Zu Beginn der Romanhandlung befindet sich Marian Burger in „Ein Abschied“ in einer gleichsam privilegierten Lage. Noch darf er in Königsberg bleiben, während der überwiegende Teil der Bevölkerung in den Apriltagen 1945 bereits auf der Flucht vor der Roten Armee ist. Als Chemiker in einer Zellstoff-Fabrik am Stadtrand tätig, war er aufgrund eines Herzleidens und seiner beruflichen Spezialisierung vom Wehrdienst befreit, zumindest solange, bis auch ihn die „Werwölfe“ zum Zivildienst einziehen. Burger, der sich den ideologischen und politischen Zwangsverhältnissen in Nazi-Deutschland unter der Schutzmaske seiner Professionalität entzogen hatte, wird nunmehr auch in den Strudel der Auflösung des Dritten Reichs gezogen. In dieser, auch für ihn lebensbedrohlichen Situation hilft er, wo immer er kann. Er versucht seine Frau Sylvia noch rechtzeitig aus dem militärischen Ring um Königsberg zu retten, indem er  sie auf die Reise in Richtung Berlin schickt, er kümmert sich um die in der Zellstoff-Fabrik tätigen Zwangsarbeiter, er verteilt in letzter Minuten noch Gelder aus dem Safe der Fabrikleitung an Stelle des vor dem Einmarsch der Roten Armee geflüchteten Direktors. Kurzum, er ist auch in der Stunde des Niedergangs eines verbrecherischen Regimes ein loyaler, von Gerechtigkeit überzeugter Bürger, der in den Strom der Flüchtlinge gerissen überall dort hilft, wo die Not am größten ist. Er ist selbst bereit, eine ehemalige Freundin vor der drohenden Vergewaltigung durch die Sieger zu schützen.

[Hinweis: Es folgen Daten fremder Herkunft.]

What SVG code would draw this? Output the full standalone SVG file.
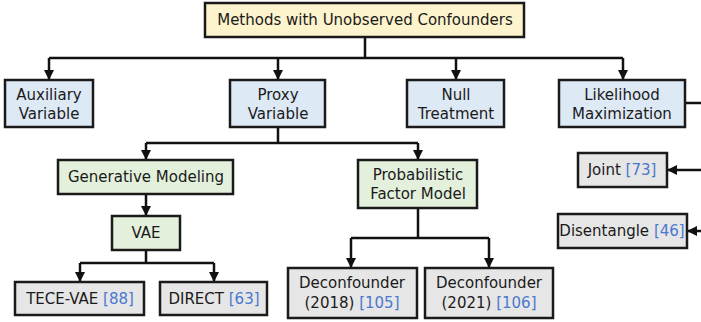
<svg xmlns="http://www.w3.org/2000/svg" width="701" height="322" viewBox="0 0 701 322">
<style>
.box{stroke:#1a1a1a;stroke-width:2.5}
.y{fill:#fdf3cc}.b{fill:#dee9f6}.g{fill:#e3f0dc}.k{fill:#e6e6e6}
text{font-family:"DejaVu Sans","Noto Sans",sans-serif;font-size:15px;fill:#1a1a1a;text-anchor:middle}
.c{fill:#4a78cf}
.ln{fill:none;stroke:#111;stroke-width:2.5}
</style>
<defs>
<marker id="ah" viewBox="0 0 10 10" refX="9" refY="5" markerWidth="4" markerHeight="4" orient="auto"><path d="M0,0L10,5L0,10z" fill="#111"/></marker>
</defs>
<g id="connectors">
<path class="ln" d="M365,37V58M49,58H623"/>
<path class="ln" d="M49,58V79" marker-end="url(#ah)"/>
<path class="ln" d="M278,58V79" marker-end="url(#ah)"/>
<path class="ln" d="M456,58V79" marker-end="url(#ah)"/>
<path class="ln" d="M623,58V79" marker-end="url(#ah)"/>
<path class="ln" d="M685,103H704V231"/>
<path class="ln" d="M704,170H668" marker-end="url(#ah)"/>
<path class="ln" d="M704,231H688" marker-end="url(#ah)"/>
<path class="ln" d="M278,127V143M146,143H418"/>
<path class="ln" d="M146,143V159" marker-end="url(#ah)"/>
<path class="ln" d="M418,143V159" marker-end="url(#ah)"/>
<path class="ln" d="M146,194V215" marker-end="url(#ah)"/>
<path class="ln" d="M146,250V263M80,263H214"/>
<path class="ln" d="M80,263V281" marker-end="url(#ah)"/>
<path class="ln" d="M214,263V281" marker-end="url(#ah)"/>
<path class="ln" d="M418,208V238M351,238H489"/>
<path class="ln" d="M351,238V267" marker-end="url(#ah)"/>
<path class="ln" d="M489,238V267" marker-end="url(#ah)"/>
</g>
<g id="root"><rect class="box y" x="205" y="3" width="319" height="34"/><text x="365" y="25">Methods with Unobserved Confounders</text></g>
<g id="auxiliary"><rect class="box b" x="5" y="80" width="88" height="47"/><text x="49" y="100">Auxiliary</text><text x="49" y="119">Variable</text></g>
<g id="proxy"><rect class="box b" x="230" y="80" width="95" height="47"/><text x="278" y="100">Proxy</text><text x="278" y="119">Variable</text></g>
<g id="null"><rect class="box b" x="407" y="80" width="97" height="47"/><text x="456" y="100">Null</text><text x="456" y="119">Treatment</text></g>
<g id="likelihood"><rect class="box b" x="559" y="80" width="126" height="47"/><text x="622" y="100">Likelihood</text><text x="622" y="119">Maximization</text></g>
<g id="joint"><rect class="box k" x="578" y="153" width="89" height="34"/><text x="622" y="175">Joint <tspan class="c">[73]</tspan></text></g>
<g id="disentangle"><rect class="box k" x="558" y="214" width="129" height="34"/><text x="622" y="236">Disentangle <tspan class="c">[46]</tspan></text></g>
<g id="generative"><rect class="box g" x="58" y="160" width="175" height="34"/><text x="146" y="182">Generative Modeling</text></g>
<g id="probabilistic"><rect class="box g" x="358" y="160" width="119" height="48"/><text x="418" y="180">Probabilistic</text><text x="418" y="199">Factor Model</text></g>
<g id="vae"><rect class="box g" x="112" y="216" width="68" height="34"/><text x="146" y="238">VAE</text></g>
<g id="tecevae"><rect class="box k" x="15" y="282" width="129" height="33"/><text x="80" y="304">TECE-VAE <tspan class="c">[88]</tspan></text></g>
<g id="direct"><rect class="box k" x="160" y="282" width="107" height="33"/><text x="214" y="304">DIRECT <tspan class="c">[63]</tspan></text></g>
<g id="deconf2018"><rect class="box k" x="288" y="268" width="129" height="50"/><text x="352" y="288">Deconfounder</text><text x="352" y="308">(2018) <tspan class="c">[105]</tspan></text></g>
<g id="deconf2021"><rect class="box k" x="425" y="268" width="128" height="50"/><text x="489" y="288">Deconfounder</text><text x="489" y="308">(2021) <tspan class="c">[106]</tspan></text></g>
</svg>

Karl Friedrich Borée, der aufgrund seiner Berufstätigkeit in Königsberg in den 1920er  Jahren mit dortigen örtlichen Verhältnissen bestens vertraut war, zeichnet die von Gewehrfeuer, Panzergranaten und Flugzeugbomben begleitete Flucht seines Protagonisten Burger zwischen Königsberg und der Hafenstadt Pillau minutiös nach, beschreibt die Not und Verzweiflung derjenigen, mit denen er sich durch Schnee und beißende Kälte dahinschleppt. Nicht zuletzt deshalb wäre die Lektüre des Romans für Ostpreußen-Flüchtlinge in den 1950er und 1960er Jahren ein doppelter Erkenntnisgewinn gewesen: Lehren aus der brutalen und verlogenen Nazi-Herrschaft zu ziehen und die Brutalität der Sieger gegenüber der hilfslosen Zivilbevölkerung so zu verurteilen, dass deren Mitschuld an der Entstehung mörderischer Diktaturen zum Tragen kommt. Deshalb wären didaktisch aufbereitete Lesungen dieses Romans mehr als siebzig Jahre nach den tragischen Ereignissen umso wichtiger! In einer Situation, in der Neonazis und Rechtsradikale die gigantischen Kriegsverbrechen der Nationalsozialisten  als „Fliegenschiss der deutschen Geschichte“ abtun und der Demokratisierungsprozess in der Bundesrepublik Deutschland ins Wanken gerät. In diesem Anti-Kriegsroman bringt Borée etwas in lebhafte Erinnerung, das Axel von Ernst seinen Zeitgenossen unter Verweis auf den Autor ins Gedächtnis ruft: „Kompromisslose Freiheit, kompromissloser Individualismus, kompromisslose Wahrhaftigkeit!“ (S. 173) Ist es nunmehr wieder „an der Zeit“, die Grundwerte der Demokratie wehrhaft zu verteidigen?

Karl Friedrich Borée. Ein Abschied. Roman. Mit einem zusätzlichen Text von Karl Friedrich Borée und einem Nachwort von Axel von Ernst. Düsseldorf (Lilienfeld Verlag) 2020. 184 S., 20,00 €. ISBN 978-3-940357-77-9.